The Court of Appeal was typically robust in its decision with Lady Justice King giving the leading judgment judgement. She found that there was a very broad scope in the term “financial benefit”, the central issues were about the adequacy of the Russian agreement in providing for Mrs Zimina and the children and the importance of the fact that a Russian court had ratified the agreement and turned it into an order. The Court of Appeal looked at the old case of Edgar v Edgar  1 WLR 1410 decided in July 1980 and decided that what family lawyers call “the Edgar test” is still good law. Parties should be held to agreements fairly reached, with financial disclosure and legal advice. It was not possible to impugn the agreement reached on any of these counts. Additionally, the change in Mr Zimin’s finances was not a Barder event, where the court changes an earlier decision.
Finally, whilst understanding the reasons for splitting the final hearing in the High Court into stage 1 and stage 2, Lady Justice Black said that process contributed to a confusion about the importance of the delay factor (see Vince v Wyatt  UKSC 14 ). In reality, Mrs Zimina’s financial position had been fine but she had now incurred £1m of costs that put her in deficit which was no fault of the original Russian settlement.
Will this decision call a halt, or even a break in the inexorable march, to the perception of over-generosity to claimants in London?

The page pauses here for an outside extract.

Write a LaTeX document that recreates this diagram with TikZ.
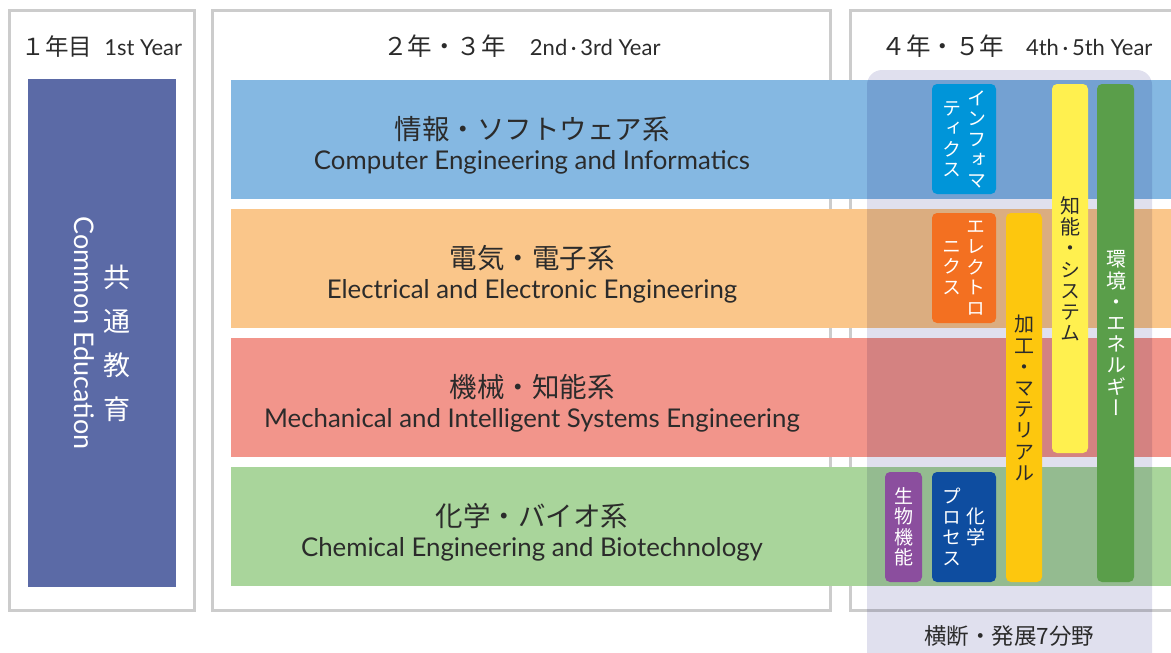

The answer is: probably not. If you can afford £1m on your own legal fees then why not give it a go? What might make a difference is the changing political and economic landscape. Whilst respect for the rule of law makes the UK an attractive trading base for many businesses there is a strong pull from cities such as Frankfurt and Paris. Claimants may be shocked at how much less a court in either of those countries would award on divorce, so they may be well advised to keep a foothold in London where possible. Not all Part III cases involve such marginal decisions as Zimin. Many Part III claims involve an application by a former spouse for whom manifestly inadequate financial provision has been made in a foreign jurisdiction. In such cases Part III acts as a much needed safety net.